Kita tahu Sri Sultan Hamengku Buwono IX, penyandang gelar orang nomor wahid di Yogyakarta mulai tahun 1940-an dan juga Wakil Presiden Republik Indonesia medio 1970-an. Dengan tahta semewah itu, namanya tentu harum dan tersohor ke seluruh penjuru negeri. Namun kenyataan agaknya berbeda, sikap rendah hati yang Sang Raja tunjukkan membuatnya mudah bergaul dengan semua elemen masyarakat, tak terkecuali masyarakat kecil. Salah satu kisah masyhur di kalangan kawula Ngayogyakarta adalah ketika beliau memberi tumpangan Jip Willys kepada seorang Mbok Bakul —pedagang gendong— yang hendak menuju pasar. Si Mbok, yang tak tahu siapa pengemudi Jip itu, berbincang santai sepanjang perjalanan dan bahkan menyodorkan ongkos sebagaimana biasa ia lakukan pada sopir oplet.

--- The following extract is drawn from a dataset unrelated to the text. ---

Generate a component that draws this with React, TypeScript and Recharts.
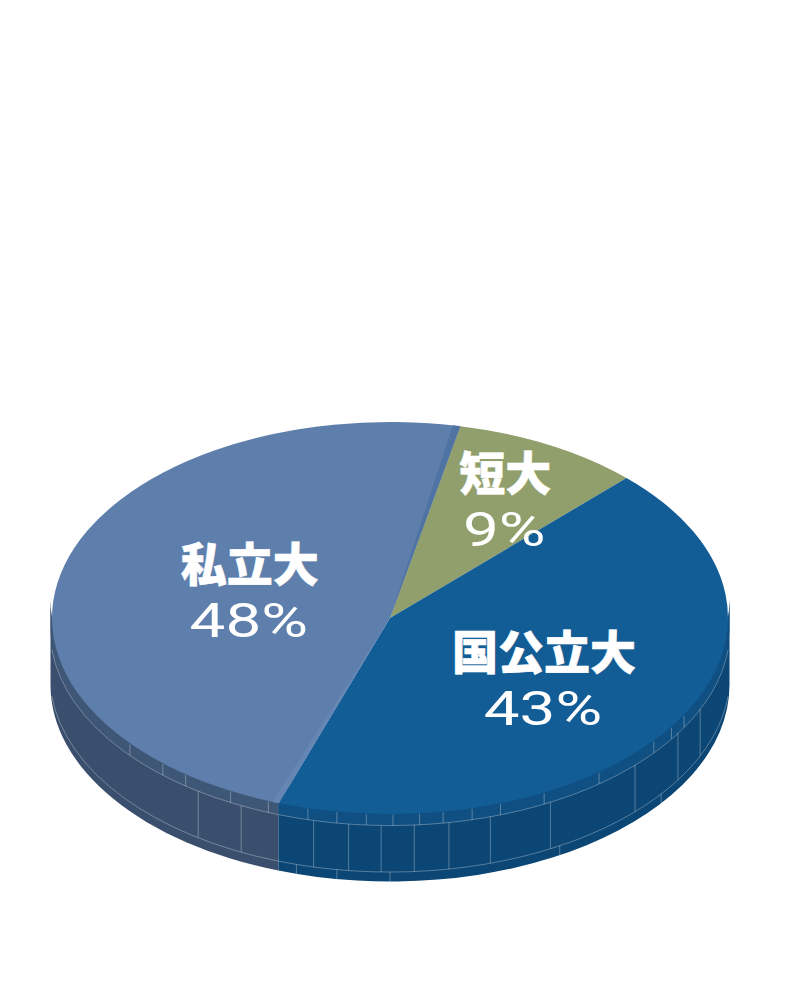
import { Pie, PieChart, Sector } from "recharts";

const NAMES = ["短大", "国公立大", "私立大"];
const SHARES = [9, 43, 48];
const TOP_COLORS = ["#919f6c", "#135d97", "#5e7fac"];
const WALL_COLORS = ["#919f6c", "#0c4674", "#3a4f6e"];
const BAND_COLORS = ["#919f6c", "#0f4f82", "#3e5777"];
const LABEL_RADII = [0.69, 0.55, 0.44];
const LABEL_NUDGES = [[5, 2], [-4, 5], [3, -3]];

// facet lines on the rim of the pie, in degrees
const WALL_TICKS = [-24, -32, -43.8, -61.8, -72.8, -80, -85.9, -91.5, -97, -103, -116, -124.4];
const BAND_TICKS = [-30, -34, -39, -52, -63, -71, -76, -81, -85, -89.5, -94, -99, -104, -111, -118, -127, -132, -140];
const FOOT_TICKS = [-37, -60, -90, -99, -106];

const data = NAMES.map((name, i) => ({ name, value: SHARES[i], index: i }));

const WIDTH = 800;
const HEIGHT = 1000;
const CX = 390;
const CY = 618;
const RADIUS = 338;
const SQUASH = 0.58;
const START_ANGLE = 78;
const BAND = 11;
const WALL = 57.5;
const DEPTH = 67;
const LINE = "rgba(255,255,255,0.3)";

function WallShape(props: any) {
	const { cx, cy, outerRadius, startAngle, endAngle, payload } = props;
	const from = Math.min(startAngle, 0);
	const to = Math.max(endAngle, -180);
	if (to >= from) return <g />;

	const rx = outerRadius + 1.5;
	const ry = outerRadius * SQUASH + 0.5;
	const point = (angle: number, drop: number, radius = rx) => {
		const rad = (angle * Math.PI) / 180;
		return [cx + radius * Math.cos(rad), cy - ry * Math.sin(rad) + drop];
	};
	const band = (t0: number, t1: number) =>
		`M${point(from, t0)} A${rx} ${ry} 0 0 1 ${point(to, t0)} L${point(to, t1)} A${rx} ${ry} 0 0 0 ${point(from, t1)} Z`;
	// the rim lines run a little wider than the wall and stop short of its sides
	const rimLine = (t: number) => {
		const lineRx = outerRadius + 2;
		const a = Math.min(from, -6);
		const b = Math.max(to, -174);
		return `M${point(a, t, lineRx)} A${lineRx} ${ry} 0 0 1 ${point(b, t, lineRx)}`;
	};
	const ticks = (angles: number[], t0: number, t1: number) =>
		angles
			.filter((a) => a < from && a > to)
			.map((a) => {
				const [x1, y1] = point(a, t0);
				const [x2, y2] = point(a, t1);
				return <line key={`${a}-${t0}`} x1={x1} y1={y1} x2={x2} y2={y2} stroke={LINE} strokeWidth={1} />;
			});

	return (
		<g>
			{/* both fills start above the rim, the top face hides that part */}
			<path d={band(-18, DEPTH)} fill={WALL_COLORS[payload.index]} />
			<path d={band(-18, BAND)} fill={BAND_COLORS[payload.index]} />
			<path d={rimLine(BAND)} fill="none" stroke={LINE} strokeWidth={1} />
			<path d={rimLine(WALL)} fill="none" stroke={LINE} strokeWidth={1} />
			{ticks(WALL_TICKS, BAND, WALL)}
			{ticks(BAND_TICKS, 0, BAND)}
			{ticks(FOOT_TICKS, WALL, DEPTH)}
		</g>
	);
}

function TopShape(props: any) {
	const { cx, cy, outerRadius, startAngle, endAngle, payload } = props;
	const common = { cx, cy, innerRadius: 0, outerRadius };
	return (
		<g transform={`translate(${cx} ${cy}) scale(1 ${SQUASH}) translate(${-cx} ${-cy})`}>
			<Sector {...common} startAngle={startAngle} endAngle={endAngle} fill={TOP_COLORS[payload.index]} stroke="none" />
			{payload.index === 2 && (
				<>
					<Sector {...common} startAngle={endAngle + 1.3} endAngle={endAngle} fill="#4f73a3" stroke="none" />
					<Sector {...common} startAngle={startAngle} endAngle={startAngle - 1.2} fill="#6586b2" stroke="none" />
				</>
			)}
		</g>
	);
}

function SliceLabel(props: any) {
	const { cx, cy, midAngle, outerRadius, payload } = props;
	const rad = (midAngle * Math.PI) / 180;
	const r = outerRadius * LABEL_RADII[payload.index];
	const [nudgeX, nudgeY] = LABEL_NUDGES[payload.index];
	const x = cx + r * Math.cos(rad) + nudgeX;
	const y = cy - r * SQUASH * Math.sin(rad) + nudgeY;
	return (
		<g>
			<text
				x={x}
				y={y - 11}
				textAnchor="middle"
				fill="#fff"
				stroke="#fff"
				strokeWidth={0.6}
				fontFamily="'Noto Sans CJK JP'"
				fontWeight={900}
				fontSize={46}
			>
				{payload.name}
			</text>
			<text
				transform={`translate(${x - 1} ${y + 45}) scale(1.33 1)`}
				textAnchor="middle"
				fill="#fff"
				fontFamily="Roboto"
				fontWeight={400}
				fontSize={48}
			>
				{`${payload.value}%`}
			</text>
		</g>
	);
}

export default function App() {
	return (
		<div style={{ position: "absolute", left: 0, top: 0, width: WIDTH, height: HEIGHT, background: "#fff" }}>
			<PieChart width={WIDTH} height={HEIGHT} margin={{ top: 0, right: 0, bottom: 0, left: 0 }}>
				<Pie
					data={data}
					dataKey="value"
					nameKey="name"
					cx={CX}
					cy={CY}
					outerRadius={RADIUS}
					startAngle={START_ANGLE}
					endAngle={START_ANGLE - 360}
					paddingAngle={0}
					stroke="none"
					shape={WallShape}
					isAnimationActive={false}
				/>
				<Pie
					data={data}
					dataKey="value"
					nameKey="name"
					cx={CX}
					cy={CY}
					outerRadius={RADIUS}
					startAngle={START_ANGLE}
					endAngle={START_ANGLE - 360}
					paddingAngle={0}
					stroke="none"
					shape={TopShape}
					label={SliceLabel}
					labelLine={false}
					isAnimationActive={false}
				/>
			</PieChart>
		</div>
	);
}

Betapa terperanjat dirinya ketika kemudian mengetahui bahwa lelaki sederhana yang menolongnya itu ternyata adalah Sang Raja, Sri Sultan Hamengku Buwono IX. Saking kagetnya, Si Mbok sampai jatuh tak sadarkan diri. Kisah tersebut menjadi refleksi betapa Raja sejati tidak diukur dari singgasana dan kekuasaan, melainkan dari kerendahan hati dan kasihnya kepada rakyat.

Kita tahu Artidjo Alkostar, Sang Pendekar Hukum Berdarah Madura, salah satu sosok langka di bidang hukum paling disegani di negeri ini —Hakim Agung, sekaligus mantan Ketua Kamar Pidana Mahkamah Agung. Namanya ibarat mimpi buruk bagi para koruptor, setiap kali berhadapan perkara dengannya, mereka tahu vonis yang lebih berat nyaris pasti tak terelakkan, musuh terbesar negara ini adalah para koruptor yang berpolitik tegasnya. Integritas dan keteguhan hatinya menjadikan Artidjo seperti tembok kokoh yang tak bisa ditembus oleh tipu daya atau kekuasaan. Tak heran, begitu beliau memasuki masa purnabakti, banyak koruptor yang buru-buru mengajukan peninjauan kembali atas kasus mereka, seolah merasa lega karena ‘ranjau’ bernama Artidjo tak lagi menghadang di hadapan mereka. Belum lama Sang Pendekar berpulang, bagi rakyat yang merindukan keadilan, nama Artidjo tetap hidup sebagai angin segar —sebuah simbol keberanian dan kesetiaan pada hukum yang tak tergoyahkan.

Teladan Itu (Pernah) Ada

Republik ini tak pernah berhenti melahirkan tokoh-tokoh berintegritas, yang semestinya menjadi teladan bagi generasi hari ini. Kisah mereka adalah pelita, yang seharusnya menerangi langkah kita, namun terlalu sering dibiarkan meredup. Sementara itu, para pemegang kuasa sibuk membangun relasi oligarki, memelihara korupsi, kolusi, dan nepotisme dalam berbagai rupa wajahnya. Terlihat jelas, bagaimana pembuatan regulasi kerap dijadikan alat untuk melanggengkan kepentingan, bukan berpihak kepada rakyat. Kita pun terombang-ambing, kian jauh dari teladan yang diwariskan. Namun, dari sejarah kita belajar, harapan tidak pernah redup. Selama masih ada hati yang berani menjaga integritas, selama masih ada tekad yang menolak tunduk, api harapan itu akan tetap menyala. Mungkin kecil, mungkin redup, namun cukup untuk menjaga harapan tetap hidup. Sebab, integritas boleh saja terpinggir dalam riuh kekuasaan, tapi ia selalu menemukan jalan untuk bertahan dan menjadi teladan. Pada akhirnya, hidup mungkin tidak selalu berpihak pada mereka yang teguh menjaga integritas, tetapi akan selalu ada jejak yang mengingat siapa yang pernah memilih untuk setia pada kebenaran.